Copy each line below that contains "this".

------------------------------

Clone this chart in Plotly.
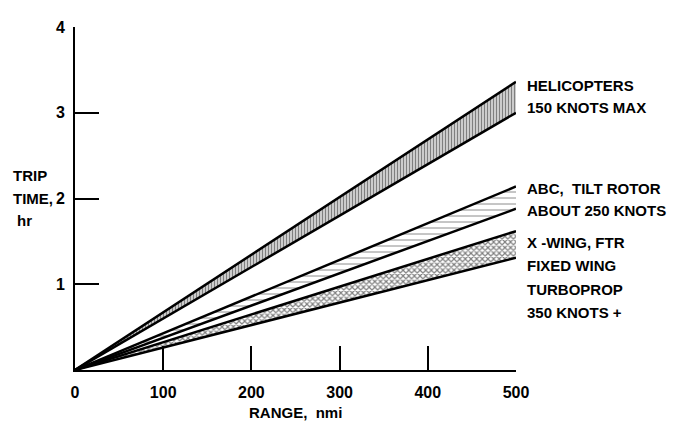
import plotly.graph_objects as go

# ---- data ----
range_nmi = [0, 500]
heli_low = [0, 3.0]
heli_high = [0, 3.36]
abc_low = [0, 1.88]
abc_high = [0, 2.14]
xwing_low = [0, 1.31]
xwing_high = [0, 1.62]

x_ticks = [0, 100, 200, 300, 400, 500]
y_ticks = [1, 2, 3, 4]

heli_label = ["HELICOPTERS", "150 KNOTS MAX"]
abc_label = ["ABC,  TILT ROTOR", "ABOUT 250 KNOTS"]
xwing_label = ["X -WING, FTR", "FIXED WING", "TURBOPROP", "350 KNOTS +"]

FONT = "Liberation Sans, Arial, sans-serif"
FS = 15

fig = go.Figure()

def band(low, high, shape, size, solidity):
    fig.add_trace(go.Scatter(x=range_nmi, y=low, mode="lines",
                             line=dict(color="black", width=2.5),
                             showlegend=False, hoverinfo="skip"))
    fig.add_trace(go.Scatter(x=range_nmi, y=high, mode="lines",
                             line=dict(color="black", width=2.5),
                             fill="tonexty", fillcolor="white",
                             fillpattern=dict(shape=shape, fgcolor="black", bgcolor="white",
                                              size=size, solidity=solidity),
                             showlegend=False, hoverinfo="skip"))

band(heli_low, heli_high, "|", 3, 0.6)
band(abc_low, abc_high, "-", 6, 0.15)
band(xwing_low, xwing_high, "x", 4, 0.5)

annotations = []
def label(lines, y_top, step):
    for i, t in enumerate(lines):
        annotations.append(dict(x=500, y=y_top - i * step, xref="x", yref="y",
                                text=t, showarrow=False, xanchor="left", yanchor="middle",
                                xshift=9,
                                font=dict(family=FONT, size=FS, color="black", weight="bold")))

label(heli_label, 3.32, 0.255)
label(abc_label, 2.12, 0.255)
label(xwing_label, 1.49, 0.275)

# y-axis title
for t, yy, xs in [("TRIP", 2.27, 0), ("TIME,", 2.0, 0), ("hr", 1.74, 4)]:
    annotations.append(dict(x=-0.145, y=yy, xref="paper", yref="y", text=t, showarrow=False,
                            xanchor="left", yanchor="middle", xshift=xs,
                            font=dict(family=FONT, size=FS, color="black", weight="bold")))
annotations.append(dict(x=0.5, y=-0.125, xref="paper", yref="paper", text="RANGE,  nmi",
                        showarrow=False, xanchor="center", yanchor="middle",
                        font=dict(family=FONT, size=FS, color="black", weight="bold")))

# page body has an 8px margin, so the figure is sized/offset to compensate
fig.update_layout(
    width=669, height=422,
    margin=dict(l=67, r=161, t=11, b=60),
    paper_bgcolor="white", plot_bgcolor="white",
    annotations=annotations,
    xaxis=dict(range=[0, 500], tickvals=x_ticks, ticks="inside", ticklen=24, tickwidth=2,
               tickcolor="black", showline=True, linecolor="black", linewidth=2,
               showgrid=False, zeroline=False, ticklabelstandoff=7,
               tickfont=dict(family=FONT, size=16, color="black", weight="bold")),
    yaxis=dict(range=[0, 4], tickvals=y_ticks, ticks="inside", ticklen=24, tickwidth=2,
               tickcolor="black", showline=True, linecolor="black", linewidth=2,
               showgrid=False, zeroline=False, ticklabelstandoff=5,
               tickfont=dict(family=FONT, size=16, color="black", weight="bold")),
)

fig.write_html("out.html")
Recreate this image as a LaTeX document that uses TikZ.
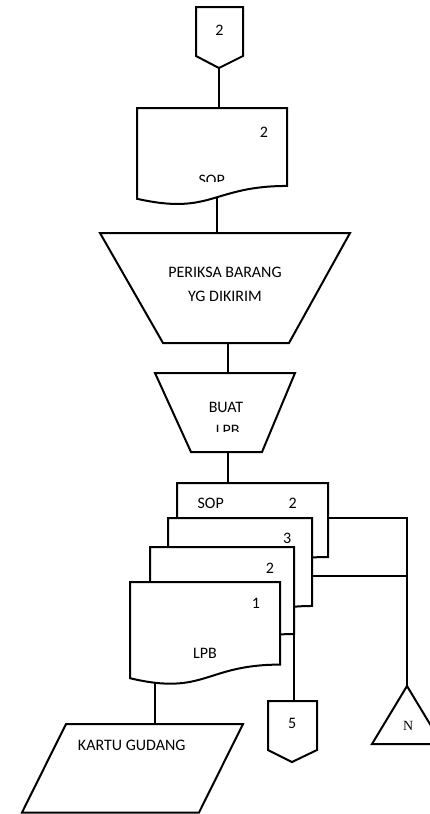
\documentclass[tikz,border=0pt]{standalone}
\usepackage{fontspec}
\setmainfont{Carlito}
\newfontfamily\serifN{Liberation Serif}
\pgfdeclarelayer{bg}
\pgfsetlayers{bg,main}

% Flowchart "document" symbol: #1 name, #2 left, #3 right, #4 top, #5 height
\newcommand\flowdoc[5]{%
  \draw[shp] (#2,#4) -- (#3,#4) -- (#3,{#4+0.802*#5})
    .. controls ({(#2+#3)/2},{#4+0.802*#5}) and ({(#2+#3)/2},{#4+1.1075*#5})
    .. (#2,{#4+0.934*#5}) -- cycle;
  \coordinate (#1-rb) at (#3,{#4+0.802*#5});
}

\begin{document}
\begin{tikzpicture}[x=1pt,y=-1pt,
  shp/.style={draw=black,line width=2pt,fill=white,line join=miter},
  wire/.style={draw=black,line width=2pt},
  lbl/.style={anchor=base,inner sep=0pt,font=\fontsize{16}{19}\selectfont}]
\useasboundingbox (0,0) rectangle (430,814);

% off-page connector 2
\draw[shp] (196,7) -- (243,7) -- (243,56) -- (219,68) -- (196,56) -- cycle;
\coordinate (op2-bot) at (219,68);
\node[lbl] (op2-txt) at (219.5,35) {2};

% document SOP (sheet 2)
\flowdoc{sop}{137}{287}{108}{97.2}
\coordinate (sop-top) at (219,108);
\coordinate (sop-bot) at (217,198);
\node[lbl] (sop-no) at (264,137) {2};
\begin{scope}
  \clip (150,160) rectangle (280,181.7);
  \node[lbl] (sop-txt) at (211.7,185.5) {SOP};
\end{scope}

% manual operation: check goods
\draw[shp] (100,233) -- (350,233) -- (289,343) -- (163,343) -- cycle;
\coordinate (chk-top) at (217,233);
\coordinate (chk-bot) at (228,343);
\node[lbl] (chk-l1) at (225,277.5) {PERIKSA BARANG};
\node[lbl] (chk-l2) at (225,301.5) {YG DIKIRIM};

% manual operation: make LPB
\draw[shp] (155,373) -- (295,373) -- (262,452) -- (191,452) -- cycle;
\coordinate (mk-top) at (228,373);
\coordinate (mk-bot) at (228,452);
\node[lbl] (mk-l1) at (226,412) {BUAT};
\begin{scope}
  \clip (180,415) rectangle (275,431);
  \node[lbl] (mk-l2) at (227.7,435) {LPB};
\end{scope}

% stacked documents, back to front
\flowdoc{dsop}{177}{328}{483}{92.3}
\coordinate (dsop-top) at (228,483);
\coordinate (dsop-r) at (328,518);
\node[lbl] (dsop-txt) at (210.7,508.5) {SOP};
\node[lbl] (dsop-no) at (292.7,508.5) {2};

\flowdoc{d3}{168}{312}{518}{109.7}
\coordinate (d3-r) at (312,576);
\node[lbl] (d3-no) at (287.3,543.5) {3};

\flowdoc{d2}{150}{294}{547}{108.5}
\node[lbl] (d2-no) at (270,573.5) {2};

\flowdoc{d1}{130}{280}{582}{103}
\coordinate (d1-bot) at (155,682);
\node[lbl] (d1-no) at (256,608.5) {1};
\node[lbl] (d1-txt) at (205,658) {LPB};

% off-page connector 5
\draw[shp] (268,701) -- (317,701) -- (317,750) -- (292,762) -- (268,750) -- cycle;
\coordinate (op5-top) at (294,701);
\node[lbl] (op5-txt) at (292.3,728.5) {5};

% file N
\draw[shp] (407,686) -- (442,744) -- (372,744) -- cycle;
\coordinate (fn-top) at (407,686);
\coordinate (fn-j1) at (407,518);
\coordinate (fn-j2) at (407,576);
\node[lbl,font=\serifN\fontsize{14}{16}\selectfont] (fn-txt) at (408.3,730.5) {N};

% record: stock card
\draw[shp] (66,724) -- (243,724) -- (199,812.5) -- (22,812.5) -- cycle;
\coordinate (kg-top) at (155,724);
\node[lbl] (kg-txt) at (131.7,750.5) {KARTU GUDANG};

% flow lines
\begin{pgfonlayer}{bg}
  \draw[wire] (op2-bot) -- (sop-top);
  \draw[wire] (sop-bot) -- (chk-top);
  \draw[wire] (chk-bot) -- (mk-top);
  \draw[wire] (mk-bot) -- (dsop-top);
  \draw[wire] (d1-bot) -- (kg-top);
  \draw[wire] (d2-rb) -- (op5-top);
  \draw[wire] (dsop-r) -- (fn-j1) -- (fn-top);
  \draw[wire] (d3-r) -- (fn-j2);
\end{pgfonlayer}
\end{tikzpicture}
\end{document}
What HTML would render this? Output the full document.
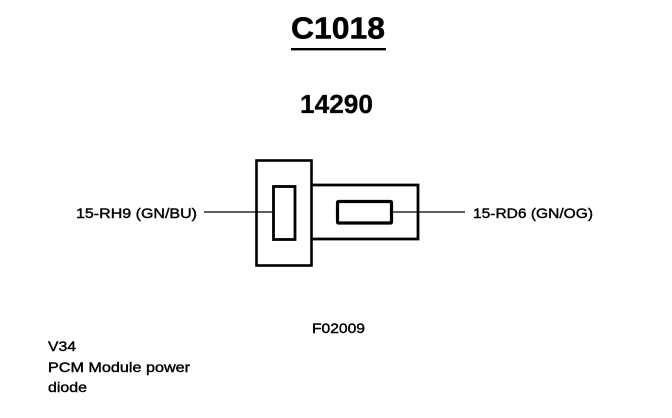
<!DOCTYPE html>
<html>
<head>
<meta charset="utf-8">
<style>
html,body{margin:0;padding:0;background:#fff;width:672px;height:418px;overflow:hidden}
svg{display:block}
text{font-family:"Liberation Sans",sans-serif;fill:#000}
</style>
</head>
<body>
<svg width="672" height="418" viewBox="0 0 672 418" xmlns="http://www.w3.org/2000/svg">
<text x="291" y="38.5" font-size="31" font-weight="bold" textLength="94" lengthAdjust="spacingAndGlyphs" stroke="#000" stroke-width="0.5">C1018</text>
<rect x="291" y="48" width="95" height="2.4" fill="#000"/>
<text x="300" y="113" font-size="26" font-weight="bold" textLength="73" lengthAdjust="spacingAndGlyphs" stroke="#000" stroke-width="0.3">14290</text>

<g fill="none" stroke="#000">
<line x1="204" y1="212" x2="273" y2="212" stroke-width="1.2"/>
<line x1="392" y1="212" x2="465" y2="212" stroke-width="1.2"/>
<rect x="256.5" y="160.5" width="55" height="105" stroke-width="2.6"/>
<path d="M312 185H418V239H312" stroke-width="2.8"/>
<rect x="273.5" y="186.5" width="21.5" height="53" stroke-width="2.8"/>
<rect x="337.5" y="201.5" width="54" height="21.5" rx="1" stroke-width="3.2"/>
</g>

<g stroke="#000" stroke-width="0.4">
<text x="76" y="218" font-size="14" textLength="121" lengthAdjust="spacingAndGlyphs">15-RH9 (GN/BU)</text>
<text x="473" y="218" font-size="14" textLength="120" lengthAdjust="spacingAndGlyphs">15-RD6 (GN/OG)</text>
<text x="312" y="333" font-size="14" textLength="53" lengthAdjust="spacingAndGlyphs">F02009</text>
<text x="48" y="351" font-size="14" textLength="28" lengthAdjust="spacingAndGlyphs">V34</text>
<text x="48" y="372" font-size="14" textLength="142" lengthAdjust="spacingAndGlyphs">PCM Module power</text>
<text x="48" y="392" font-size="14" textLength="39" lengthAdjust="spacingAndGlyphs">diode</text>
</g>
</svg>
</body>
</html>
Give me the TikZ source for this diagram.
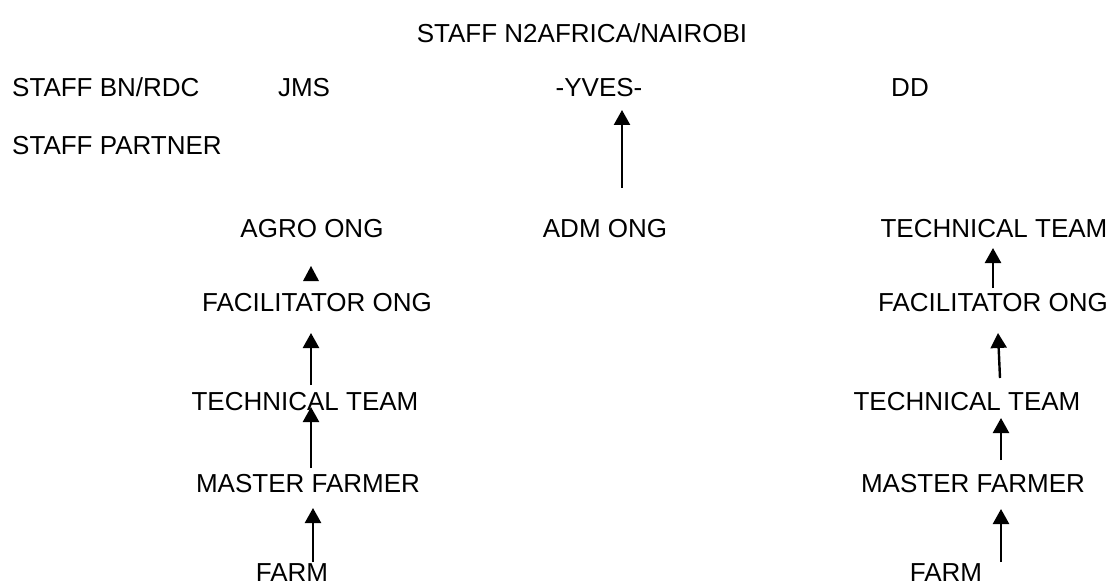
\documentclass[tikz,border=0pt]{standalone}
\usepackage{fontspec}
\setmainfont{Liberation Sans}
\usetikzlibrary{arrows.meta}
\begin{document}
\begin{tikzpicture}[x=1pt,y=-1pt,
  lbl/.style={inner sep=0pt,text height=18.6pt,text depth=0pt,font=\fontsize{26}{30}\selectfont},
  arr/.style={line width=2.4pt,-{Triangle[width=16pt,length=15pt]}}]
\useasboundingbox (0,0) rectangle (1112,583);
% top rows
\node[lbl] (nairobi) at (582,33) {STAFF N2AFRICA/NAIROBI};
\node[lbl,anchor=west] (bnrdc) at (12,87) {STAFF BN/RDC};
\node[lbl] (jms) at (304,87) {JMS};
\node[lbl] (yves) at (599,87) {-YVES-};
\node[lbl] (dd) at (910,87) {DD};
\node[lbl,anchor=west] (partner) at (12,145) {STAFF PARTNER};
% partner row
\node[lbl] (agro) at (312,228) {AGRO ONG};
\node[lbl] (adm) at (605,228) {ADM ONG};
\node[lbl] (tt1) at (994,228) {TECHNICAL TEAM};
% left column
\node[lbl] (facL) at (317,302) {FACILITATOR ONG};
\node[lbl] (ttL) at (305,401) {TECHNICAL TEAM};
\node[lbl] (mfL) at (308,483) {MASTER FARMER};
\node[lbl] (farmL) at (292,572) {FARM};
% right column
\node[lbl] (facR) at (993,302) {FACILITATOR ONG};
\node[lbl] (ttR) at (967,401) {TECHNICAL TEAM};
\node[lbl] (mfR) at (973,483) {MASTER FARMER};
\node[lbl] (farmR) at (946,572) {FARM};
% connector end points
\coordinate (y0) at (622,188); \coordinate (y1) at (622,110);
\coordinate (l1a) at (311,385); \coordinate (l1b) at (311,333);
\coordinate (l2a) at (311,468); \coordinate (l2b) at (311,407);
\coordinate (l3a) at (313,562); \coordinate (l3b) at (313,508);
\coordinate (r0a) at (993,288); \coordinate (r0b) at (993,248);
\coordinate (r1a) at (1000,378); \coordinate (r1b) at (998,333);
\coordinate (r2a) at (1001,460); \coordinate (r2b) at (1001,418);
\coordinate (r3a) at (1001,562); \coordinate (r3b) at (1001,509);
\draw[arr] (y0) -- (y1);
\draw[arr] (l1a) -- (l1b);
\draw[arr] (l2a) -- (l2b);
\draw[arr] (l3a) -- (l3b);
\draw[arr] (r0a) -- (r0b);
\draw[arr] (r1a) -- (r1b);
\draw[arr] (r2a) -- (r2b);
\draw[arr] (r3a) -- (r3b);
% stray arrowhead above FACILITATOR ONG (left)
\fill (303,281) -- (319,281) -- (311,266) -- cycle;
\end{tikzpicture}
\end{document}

------------------------------

**PROBLEM SOLUTION:**
Clone this chart in Plotly.
Recreate this image as a LaTeX document that uses TikZ.
What HTML would render this? Output the full document.
Give me the TikZ source for this diagram.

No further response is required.